Pencemaran limbah beracun dari produk bahan berbahaya dan beracun (B3) makin marak di DIY. Salah satu penyebabnya adalah maraknya industri laundry atau jasa pencucian pakaian yang menggunakan zat-zat aditif berbahaya.
"Usaha laundry makin menjamur di DIY seiring bertumbuhnya jumlah mahasiswa di sini. Sayangnya, belum dibarengi dengan pengolahan limbah yang baik," papar Asisten Program Kerjasama Pengelolaan Prasarana dan Sarana Perkotaan Antara Kota Yogyakarta, Kabupaten Sleman, dan Kabupaten Bantul, (Kartamantul), Nasa Ujiarto Aji, di Yogyakarta, Kamis (19/4).
Ia menjelaskan, jumlah laundry yang berizin khususnya di Kota Yogyakarta hanya berjumlah 96 usaha. Laundry yang mendapat ijin akan mendapatkan pengawasan dari dinas setempat dan Badan Lingkungan Hidup(BLH) dalam penanganan limbah pasca pencucian. Sementara itu, untuk laundry yang tidak berizin, selain menggunakan bahan deterjen yang mengandung bahan aditif, penanganan limbah pasca pencucian pun sembarangan.
Limbah pasca pencucian dari laundry, katanya, biasanya dibuang ke sawah atau sungai. "Limbah -limbah ini mengandung limbah B3 yang menyebabkan kualitas air menurun, meningkatnya bakteri E-Coli, masalah kesehatan, serta kerusakan lingkungan," tambahnya.

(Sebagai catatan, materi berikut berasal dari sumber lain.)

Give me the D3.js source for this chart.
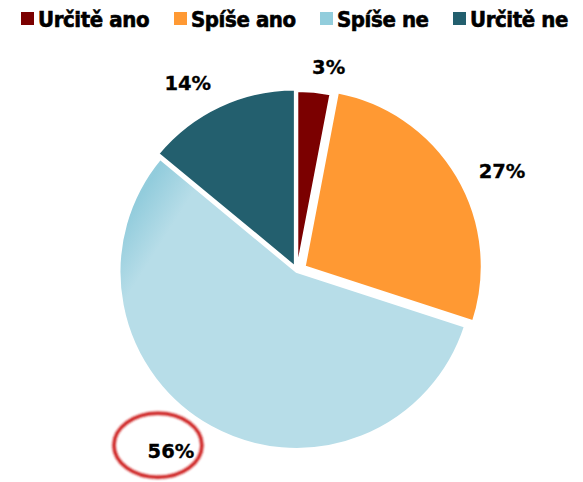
<!DOCTYPE html>
<html>
<head>
<meta charset="utf-8">
<script src="https://cdn.jsdelivr.net/npm/d3@7"></script>
<style>
  body { margin: 0; background: #fff; }
  svg { display: block; }
</style>
</head>
<body>
<div id="chart"></div>
<script>
// chart values
const categories = ['Určitě ano', 'Spíše ano', 'Spíše ne', 'Určitě ne']
const values = [3, 27, 56, 14]
const sliceColors = ['#7B0000', '#FF9933', '#B7DDE8', '#235F6E']
const legendColors = ['#7B0000', '#FF9933', '#92CDDC', '#235F6E']
const explode = [3, 9, 1, 5]

const width = 583
const height = 482
const cx = 297
const cy = 271
const radius = 177

const svg = d3.select('#chart').append('svg')
  .attr('width', width)
  .attr('height', height)

// gradient band on the big slice near its upper-left edge
const defs = svg.append('defs')
const grad = defs.append('linearGradient')
  .attr('id', 'blueBand')
  .attr('gradientUnits', 'userSpaceOnUse')
  .attr('x1', 95 - cx).attr('y1', 165 - cy)
  .attr('x2', 205 - cx).attr('y2', 235 - cy)
grad.append('stop').attr('offset', 0).attr('stop-color', '#B7DDE8')
grad.append('stop').attr('offset', 0.42).attr('stop-color', '#92CCDC')
grad.append('stop').attr('offset', 0.75).attr('stop-color', '#B7DDE8')
grad.append('stop').attr('offset', 1).attr('stop-color', '#B7DDE8')

const blur = defs.append('filter').attr('id', 'soft')
blur.append('feGaussianBlur').attr('stdDeviation', 0.8)

// legend
const legendX = [21, 174, 320, 453]
const legend = svg.append('g').attr('class', 'legend')
categories.forEach((name, i) => {
  const g = legend.append('g').attr('transform', `translate(${legendX[i]},0)`)
  g.append('rect')
    .attr('x', 0).attr('y', 12)
    .attr('width', 13).attr('height', 13)
    .attr('fill', legendColors[i])
  g.append('text')
    .attr('x', 17).attr('y', 26.5)
    .attr('font-family', 'DejaVu Sans Condensed, DejaVu Sans, sans-serif')
    .attr('font-weight', 'bold')
    .attr('font-size', 22)
    .attr('letter-spacing', -0.4)
    .attr('fill', '#000')
    .attr('stroke', '#000')
    .attr('stroke-width', 0.6)
    .text(name)
})

// pie
const pie = d3.pie().sort(null).value(d => d)
const arcs = pie(values)
const arc = d3.arc().innerRadius(0).outerRadius(radius)
const shift = (d, i) => {
  const a = (d.startAngle + d.endAngle) / 2
  return [Math.sin(a) * explode[i], -Math.cos(a) * explode[i]]
}

const slices = svg.append('g').attr('transform', `translate(${cx},${cy})`)

slices.selectAll('path.slice')
  .data(arcs)
  .join('path')
  .attr('class', 'slice')
  .attr('transform', (d, i) => `translate(${shift(d, i)})`)
  .attr('d', arc)
  .attr('fill', (d, i) => sliceColors[i])
  .attr('stroke', '#fff')
  .attr('stroke-width', 2)
  .attr('stroke-linejoin', 'round')

// overlay for the darker band on the big slice
slices.append('path')
  .attr('transform', `translate(${shift(arcs[2], 2)})`)
  .attr('d', arc(arcs[2]))
  .attr('fill', 'url(#blueBand)')
  .attr('stroke', '#fff')
  .attr('stroke-width', 2)

// labels outside each slice
const labelR = 200
const labelNudge = [[11, 10], [5, 13], [-18, -6], [-12, 8]]
const labels = svg.append('g').attr('transform', `translate(${cx},${cy})`)
arcs.forEach((d, i) => {
  const a = (d.startAngle + d.endAngle) / 2
  const s = Math.sin(a)
  const c = Math.cos(a)
  const t = labels.append('text')
    .attr('font-family', 'DejaVu Sans, Verdana, sans-serif')
    .attr('font-weight', 'bold')
    .attr('font-size', 19.5)
    .attr('fill', '#000')
    .attr('stroke', '#000')
    .attr('stroke-width', 0.3)
    .attr('text-anchor', 'middle')
    .attr('dominant-baseline', 'central')
    .text(values[i] + '%')
  const box = t.node().getBBox()
  const [ex, ey] = shift(d, i)
  const ox = ex + s * labelR + s * box.width / 2 + labelNudge[i][0]
  const oy = ey - c * labelR - c * box.height / 2 + labelNudge[i][1]
  t.attr('x', ox).attr('y', oy)
  if (i === 2) {
    // highlight ring around the biggest answer
    labels.append('ellipse')
      .attr('cx', ox - 13).attr('cy', oy - 6)
      .attr('rx', 44).attr('ry', 32)
      .attr('fill', 'none')
      .attr('stroke', '#CC1A1A')
      .attr('stroke-width', 3.5)
      .attr('filter', 'url(#soft)')
  }
})
</script>
</body>
</html>
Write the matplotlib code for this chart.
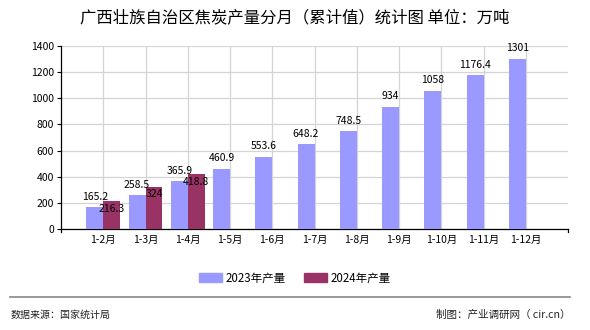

Salah satu pekerja laundry di Yogyakarta, Lisa, mengaku bahwa proses pembuangan limbah dilakukan di selokan. Bahkan sejumlah pengusaha laundry pun mengaku bahwa persoalan limbah harus dicari solusinya tanpa merugikan pengusaha mereka.
Terkait pencemaran limbah B3 ini, Nasa menegaskan, bahwa warga Yogyakarta belum paham mengenai limbah B3 dan dampaknya. Oleh karena itu sosialisasi perlu terus dilakukan. Sementara itu, untuk usaha laundry yang menjamur dan meresahkan, ia berharap agar pemerintah segera memberikan solusi memberikan pre-treatment pembuangan limbah.
"Penelitian tentang limbah laundry juga perlu ditingkatkan. Pemerintah pun perlu memetakan dampak laundry di masing-masing wilayah," kata Nasa.